An inexpensive, five-minute eye scan can accurately assess the amount of brain damage in people with the debilitating autoimmune disorder multiple sclerosis (MS), and offer clues about how quickly the disease is progressing, according to results of two Johns Hopkins studies.
“The eye is the window into the brain and by measuring how healthy the eye is, we can determine how healthy the rest of the brain is,” says Peter A. Calabresi, M.D., a professor of neurology at the Johns Hopkins University School of Medicine, and leader of the studies described in recent issues of The Lancet Neurology and the Archives of Neurology. “Eye scans are not that expensive, are really safe, and are widely used in ophthalmology, and now that we have evidence of their predictive value in MS, we think they are ready for prime time. We should be using this new quantitative tool to learn more about disease progression, including nerve damage and brain atrophy.”
Calabresi and his colleagues used optical coherence tomography (OCT) to scan nerves deep in the back of the eye, applying special software they co-developed that is capable of assessing previously immeasurable layers of the light-sensitive retinal tissue. The scan uses no harmful radiation and is one-tenth the cost of an MRI. The software will soon be widely available commercially.

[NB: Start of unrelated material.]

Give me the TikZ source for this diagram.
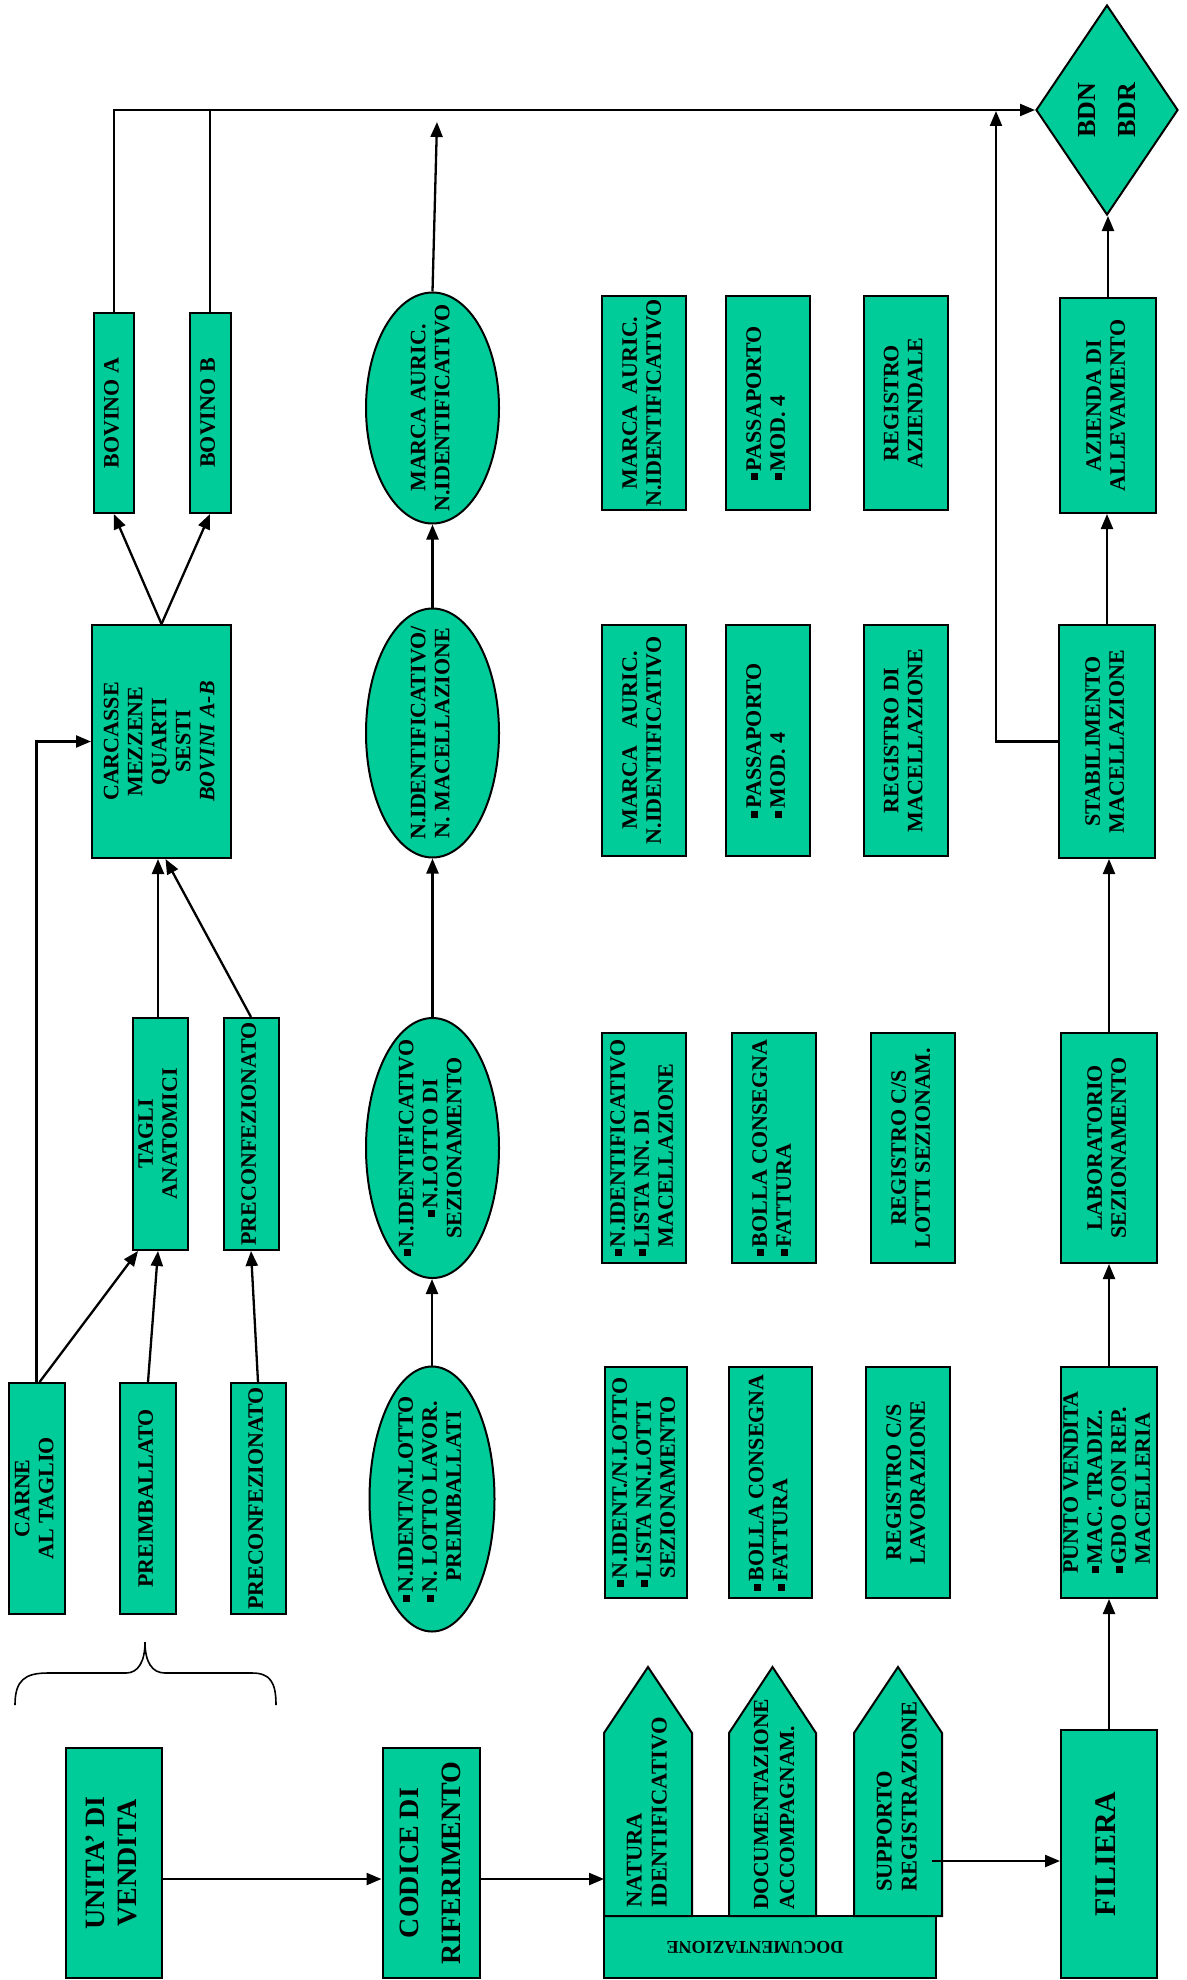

In the Lancet paper, Calabresi and his team reported measuring thickness or swelling of the inner nuclear layer of the retina in 164 patients with MS and 60 healthy controls, following changes in these tissues over four years. At the same time, they also used brain MRI to measure inflammation spots directly, and performed clinical tests to determine disability levels.
The more inflammation and swelling the researchers found in the retinas of the MS patients, the more inflammation showed up in their brain MRIs. The correlation, they said, affirmed the value of the retinal scans as a stand-alone surrogate for brain damage. Having such information so easily available could allow physicians to accurately tell how far the disease has progressed, and to better advise patients about how they should proceed with their care.
The researchers also found microcystic macular edema in the central part of the retinas of 10 of the MS patients, tiny pockets of fluid typically found in older, usually diabetic people. While Calabresi cautions that eye scans do not as yet have primary diagnostic value for MS, he says finding a cyst like this on the eye of a young, healthy person might be reason to have her evaluated for the disorder.
In the United States, there are roughly 400,000 people living with MS. The disorder typically strikes between the ages of 20 and 50 and affects two-to-three times as many women as men.
In the paper published in the Archives of Neurology, Calabresi and colleagues looked at eye and brain scans of 84 MS patients and 24 healthy controls. This time, they focused on two other deep retinal layers, the ganglion cell layer + inner plexiform layer (GCL+IPL), and the peripapillary retinal nerve fiber layer (pRFNL). Greater cell wasting in those areas was strongly correlated with more atrophy in the gray matter of the brain, signifying more nerve damage from MS. Gray matter consists of the part of the brain where nerve cells live, and plays a role similar to a computer’s hard drive, in contrast to white matter that is more like the wiring that sends information out from the brain to the spinal cord and the rest of the body’s nerves.
Calabresi, director of the Johns Hopkins Multiple Sclerosis Center, says this finding is particularly important because neurodegeneration is so difficult to accurately gauge. In a young person with MS, the brain may be atrophying but may cause no symptoms because the brain is able to compensate for what is being lost. Ultimately, though, the loss of brain cells becomes apparent and is irreversible. Calabresi says that if he saw the kind of thickness on an eye scan indicating severe atrophy, he would consider a patient’s prognosis less encouraging than someone with a healthy retina, and this information may guide physicians to treat more aggressively. For example, he says he would likely redouble efforts to enter a patient into a clinical trial for an experimental medication before too much permanent damage takes place.
Calabresi says his findings could also shift how researchers approach MS, long believed to be caused by an immune system that wrongly attacks the fatty protein called myelin that insulates nerves and helps them send electrical signals that control movement, speech and other functions. The usefulness of the scans raises the possibility that there could be something else going on, as there is no myelin deep in the retina of the eye. If the immune system is going after something else along with myelin, it could help researchers find new medications to target the incapacitating symptoms of MS, such as blurred vision, numbness and weakness.
“It is really important to know what the immune system is attacking,” he says. “The treatments we have right now are only moderately effective, so maybe we’re not blocking the right kinds of cells.”